C'est le coeur rempli d'euphorie qu'on vous parlait il y a quelques mois de l'arrivée inopinée sur Bandcamp de Jim O'Rourke, héros intime, héros universel et emblème indéboulonnable de nos années 90 et 2000. Et on n'utilise pas l'adjectif "inopiné" à la légère - en retrait du biz de la musique indie et expérimental grosso modo depuis qu'il a coupé les ponts avec Sonic Youth et s'est installé au Japon pour devenir apprenti chanteur d'Enka, O'Rourke est surtout l'adversaire le plus acharné de la culture dématérialisée que vous pourrez trouver sur la planète, un fabuleux luddite enclin à vous sortir des laïus comme: "L’idée que quelqu’un passe une année à mixer un disque pour qu’il soit écouté en MP3 sur des écouteurs me semble complètement absurde.
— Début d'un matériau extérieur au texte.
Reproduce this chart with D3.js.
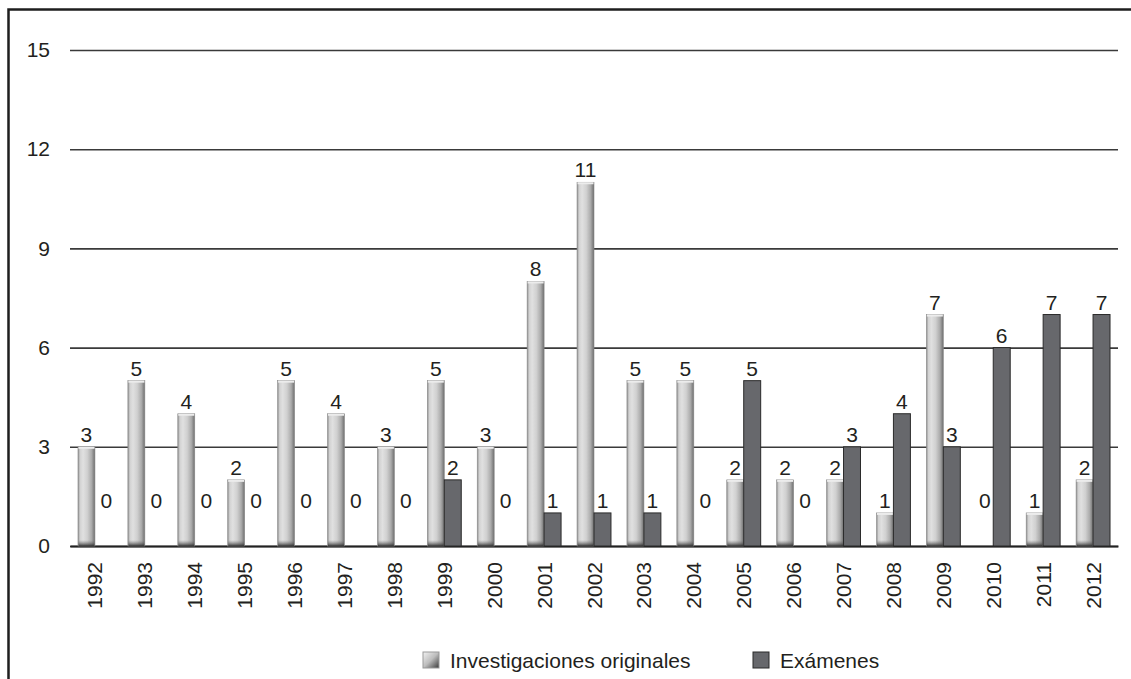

C’est comme regarder un film sur un Iphone. C’est complètement aberrant. Je n’arrive pas à comprendre. On ne voit pas le film, on en voit un fantôme."
Sans doute contraint de vivre avec son temps, O'Rourke n'a sûrement changé d'avis au sujet du mal qu'on se fait à mater des films de Nicolas Roeg en divx pourris, mais continue heureusement à se faire violence pour continuer d'animer Steamroom, la plateforme perso qu'il s'est créé pour distiller nouveautés, raretés et inédits du passé. Dernière sortie en date, le 10ème volume est une pièce électroacoustique réalisée pour une diffusion le 28 janvier dernier au CTM de Berlin qui nous rappelle avec émotion ses contributions au Cinéma pour l'oreille du label grenoblois Metamkine, réalisées à l'époque bénie où il était avant tout un ponte de la musique expérimentale.
De lien en lien, surtout, on est remontés à ce mini-album de Kafka's Ibiki ("les ronflements de Kafka"), trio d'impro dur à situer qu'il a monté avec le batteur Tatsuhisa Yamamoto (collaborateur régulier d'Otomo Yoshihide, Keiji Haino ou Makoto Kawabata d'Acid Mothers Temple) et Eiko Ishibashi, pianiste, chanteuse et songwriteuse arty-mais-pas-trop issue de la nouvelle scène indie japonaise qui a tapé suffisamment fort dans l'oreille de gens de Drag City pour qu'ils ressortent son dernier album (produit par O'Rourke, comme une évidence) aux Etats-Unis.
Le truc est sorti en août pendant qu'on ronflait sous un cocotier mais il se trouve qu'un deuxième disque physique, Okite, vient de sortir sur le label japonais Felicity. En attendant de pouvoir jeter une oreille sur les 37 minutes de l'unique morceau de ce dernier, on vous propose donc de tenter le coup avec ce premier essai doux, tordu, perdu entre quatre écoles de musique expérimentale différentes - on pense autant au mythique trio AMM ou à la pianiste américaine Marilyn Crispell qu'aux trucs d'ambient contemporain très chics et très texturés qui sortent sur Type (Svarte Greiner, Peter Broderick...). C'est pas seulement bien parce que c'est Jim O'Rourke, c'est bien parce que c'est bien.